NOTE: This function creates the thresholding mechanism for the counter or gauge, but the thresholding is only performed if it is activated (see Thresholding Status below).

For a description of the other attributes of the threshold manager, please refer to subclause 5.1.2.4 and Annex A.1.

Get Thresholding: The OS requests the NE to report selected attributes of a threshold manager instance.

Set Thresholding: The OS requests the NE to modify the thresholding characteristics for a threshold manager instance.

It is only possible to modify the threshold characteristics when thresholding has been deactivated by setting the administrative state to "locked".

Remove Thresholding: The OS requests the NE to remove the thresholding mechanism for the identified counter or gauge threshold, and to delete the threshold manager instance.

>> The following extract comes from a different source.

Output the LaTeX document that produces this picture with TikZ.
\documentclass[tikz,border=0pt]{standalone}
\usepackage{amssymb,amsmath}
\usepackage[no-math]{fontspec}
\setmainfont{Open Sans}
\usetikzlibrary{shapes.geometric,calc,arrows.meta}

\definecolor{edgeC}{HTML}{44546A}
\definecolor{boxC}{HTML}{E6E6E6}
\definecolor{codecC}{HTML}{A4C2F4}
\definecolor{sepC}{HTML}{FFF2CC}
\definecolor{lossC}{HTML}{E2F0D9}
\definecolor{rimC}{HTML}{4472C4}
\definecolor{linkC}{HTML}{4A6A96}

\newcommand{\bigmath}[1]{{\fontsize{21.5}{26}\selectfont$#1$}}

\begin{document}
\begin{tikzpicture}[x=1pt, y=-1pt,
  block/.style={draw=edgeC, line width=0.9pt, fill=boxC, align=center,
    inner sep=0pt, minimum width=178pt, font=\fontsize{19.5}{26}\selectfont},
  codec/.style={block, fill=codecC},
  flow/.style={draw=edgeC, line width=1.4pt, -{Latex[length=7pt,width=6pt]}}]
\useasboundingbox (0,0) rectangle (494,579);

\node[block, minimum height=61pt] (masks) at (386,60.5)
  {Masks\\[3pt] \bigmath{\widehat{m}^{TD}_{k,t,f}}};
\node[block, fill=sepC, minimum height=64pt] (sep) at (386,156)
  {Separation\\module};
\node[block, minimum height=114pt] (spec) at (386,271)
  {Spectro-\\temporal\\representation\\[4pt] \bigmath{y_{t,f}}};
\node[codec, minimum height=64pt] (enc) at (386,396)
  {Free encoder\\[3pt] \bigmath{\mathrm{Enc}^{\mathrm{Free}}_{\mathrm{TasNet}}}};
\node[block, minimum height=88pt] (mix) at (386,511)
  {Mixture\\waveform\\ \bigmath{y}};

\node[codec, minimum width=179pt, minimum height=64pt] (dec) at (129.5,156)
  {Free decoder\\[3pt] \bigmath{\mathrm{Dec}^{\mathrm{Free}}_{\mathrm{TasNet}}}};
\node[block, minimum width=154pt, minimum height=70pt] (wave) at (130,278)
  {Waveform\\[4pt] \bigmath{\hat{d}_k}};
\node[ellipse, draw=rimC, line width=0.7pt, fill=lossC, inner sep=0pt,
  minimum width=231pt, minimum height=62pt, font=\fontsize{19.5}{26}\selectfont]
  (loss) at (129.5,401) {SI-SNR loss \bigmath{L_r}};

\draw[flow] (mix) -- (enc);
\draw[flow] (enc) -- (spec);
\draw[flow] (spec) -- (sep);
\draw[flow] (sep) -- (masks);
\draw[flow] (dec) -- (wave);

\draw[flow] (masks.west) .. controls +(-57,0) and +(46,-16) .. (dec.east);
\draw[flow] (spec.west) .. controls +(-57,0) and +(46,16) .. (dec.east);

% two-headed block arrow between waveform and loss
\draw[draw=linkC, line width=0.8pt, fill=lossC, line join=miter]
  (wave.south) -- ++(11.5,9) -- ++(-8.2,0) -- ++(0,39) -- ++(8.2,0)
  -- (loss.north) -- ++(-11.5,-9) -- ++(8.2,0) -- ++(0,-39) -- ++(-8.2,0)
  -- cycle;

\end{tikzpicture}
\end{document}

Activate/Deactivate Thresholding: The OS requests the NE to either activate or deactivate the thresholding mechanism for the identified threshold manager. This is accomplished by setting the administrative state to "unlocked" or "locked".

6.1.2 Alarm Reporting functions

The alarm reporting functions identify standard mechanisms for the generation of alarm notifications. The functions of alarm reporting fall into four general areas:

– The generation of an alarm notification by a managed object,

– The forwarding of that alarm notification to the OS,

– The storage of the alarm record in the log (optional), and

– The retrieval/deletion of the alarm record from the log (optional).

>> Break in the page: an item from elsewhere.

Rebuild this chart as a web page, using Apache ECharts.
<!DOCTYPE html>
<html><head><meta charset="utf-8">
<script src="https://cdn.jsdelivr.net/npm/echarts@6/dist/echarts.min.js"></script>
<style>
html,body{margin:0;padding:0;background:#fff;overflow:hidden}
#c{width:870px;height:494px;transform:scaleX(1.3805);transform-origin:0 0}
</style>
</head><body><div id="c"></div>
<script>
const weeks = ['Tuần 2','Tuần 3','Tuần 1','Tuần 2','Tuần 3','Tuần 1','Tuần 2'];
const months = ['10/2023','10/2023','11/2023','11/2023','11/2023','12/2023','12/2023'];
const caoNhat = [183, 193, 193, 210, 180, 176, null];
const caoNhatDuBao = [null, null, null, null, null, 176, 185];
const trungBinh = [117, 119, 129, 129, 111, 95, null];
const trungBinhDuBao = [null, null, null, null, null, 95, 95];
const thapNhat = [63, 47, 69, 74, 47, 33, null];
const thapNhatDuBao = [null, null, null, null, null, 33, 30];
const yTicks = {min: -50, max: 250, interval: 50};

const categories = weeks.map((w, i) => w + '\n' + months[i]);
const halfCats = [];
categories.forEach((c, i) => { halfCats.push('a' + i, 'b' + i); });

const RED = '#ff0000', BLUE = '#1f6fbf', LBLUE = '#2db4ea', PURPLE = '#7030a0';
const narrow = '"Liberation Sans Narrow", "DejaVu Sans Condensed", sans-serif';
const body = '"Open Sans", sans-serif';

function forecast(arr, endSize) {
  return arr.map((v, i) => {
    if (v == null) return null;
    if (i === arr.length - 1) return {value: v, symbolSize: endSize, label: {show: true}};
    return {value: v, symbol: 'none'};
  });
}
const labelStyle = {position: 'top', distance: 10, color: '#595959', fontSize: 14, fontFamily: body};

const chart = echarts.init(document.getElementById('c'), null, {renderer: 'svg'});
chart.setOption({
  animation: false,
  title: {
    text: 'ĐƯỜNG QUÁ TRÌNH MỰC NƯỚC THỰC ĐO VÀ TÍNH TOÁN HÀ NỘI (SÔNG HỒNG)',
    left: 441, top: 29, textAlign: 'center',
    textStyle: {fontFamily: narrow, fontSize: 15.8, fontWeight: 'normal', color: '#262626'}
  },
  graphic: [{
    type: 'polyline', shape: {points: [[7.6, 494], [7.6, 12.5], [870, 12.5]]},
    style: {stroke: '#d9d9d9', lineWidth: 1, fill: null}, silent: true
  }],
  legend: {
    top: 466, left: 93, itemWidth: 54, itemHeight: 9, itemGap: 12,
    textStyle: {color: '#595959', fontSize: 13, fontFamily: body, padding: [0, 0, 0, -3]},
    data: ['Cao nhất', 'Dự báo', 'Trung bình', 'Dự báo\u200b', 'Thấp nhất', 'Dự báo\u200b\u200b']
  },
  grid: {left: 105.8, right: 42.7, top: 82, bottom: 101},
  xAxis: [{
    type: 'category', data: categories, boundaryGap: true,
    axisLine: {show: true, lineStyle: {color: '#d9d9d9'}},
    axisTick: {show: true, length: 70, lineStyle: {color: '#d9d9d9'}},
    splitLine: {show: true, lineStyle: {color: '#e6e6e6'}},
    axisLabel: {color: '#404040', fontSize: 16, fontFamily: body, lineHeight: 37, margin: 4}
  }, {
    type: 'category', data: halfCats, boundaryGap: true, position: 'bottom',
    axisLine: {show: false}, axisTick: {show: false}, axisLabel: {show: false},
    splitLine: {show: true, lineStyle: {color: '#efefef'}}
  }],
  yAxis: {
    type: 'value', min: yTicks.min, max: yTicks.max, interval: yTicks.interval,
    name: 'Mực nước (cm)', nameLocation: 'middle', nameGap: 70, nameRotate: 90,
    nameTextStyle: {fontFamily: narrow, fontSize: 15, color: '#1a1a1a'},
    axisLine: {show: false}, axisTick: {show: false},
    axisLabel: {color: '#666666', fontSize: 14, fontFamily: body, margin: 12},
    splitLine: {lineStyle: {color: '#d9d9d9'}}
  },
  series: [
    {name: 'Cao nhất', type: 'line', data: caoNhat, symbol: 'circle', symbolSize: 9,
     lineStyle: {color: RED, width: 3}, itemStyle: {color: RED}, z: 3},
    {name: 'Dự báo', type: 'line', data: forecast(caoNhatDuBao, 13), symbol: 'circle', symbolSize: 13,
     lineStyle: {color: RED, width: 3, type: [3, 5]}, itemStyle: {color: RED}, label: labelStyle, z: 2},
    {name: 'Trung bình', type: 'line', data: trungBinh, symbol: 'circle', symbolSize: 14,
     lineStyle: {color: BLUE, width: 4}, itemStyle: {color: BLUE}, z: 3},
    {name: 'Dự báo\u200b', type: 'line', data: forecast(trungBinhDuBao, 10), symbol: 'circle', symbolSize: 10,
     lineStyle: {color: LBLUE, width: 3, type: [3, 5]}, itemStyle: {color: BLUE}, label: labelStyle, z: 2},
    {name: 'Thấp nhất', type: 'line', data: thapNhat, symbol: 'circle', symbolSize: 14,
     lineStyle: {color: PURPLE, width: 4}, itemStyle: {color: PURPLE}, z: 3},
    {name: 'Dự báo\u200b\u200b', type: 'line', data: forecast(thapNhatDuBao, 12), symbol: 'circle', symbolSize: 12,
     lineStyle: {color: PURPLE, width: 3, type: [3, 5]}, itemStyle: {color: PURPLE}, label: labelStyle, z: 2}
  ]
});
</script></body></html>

Report alarm: The NE notifies OS of alarm information upon the occurrence of an event. This is defined in M.3400 [4] and Q.821[15].

Route alarm report: OS specifies to the NE the destination address(es) for a specified set of alarm reports. This is defined in M.3400 [4] and Q.821[15].

Request alarm report route: OS requests the NE to send the current assignment of the destination address(es) for a specified set of alarm reports; NE responds with the current assignment of destination address(es). This is defined in M.3400 [4] and Q.821[15].

Condition alarm reporting: OS instructs the NE to assign Event Forwarding Discriminator attributes as specified by the OS or the OS instructs the NE to create/delete instances of Event Forwarding Discriminators. This is based on M.3400 [4] and Q.821[15].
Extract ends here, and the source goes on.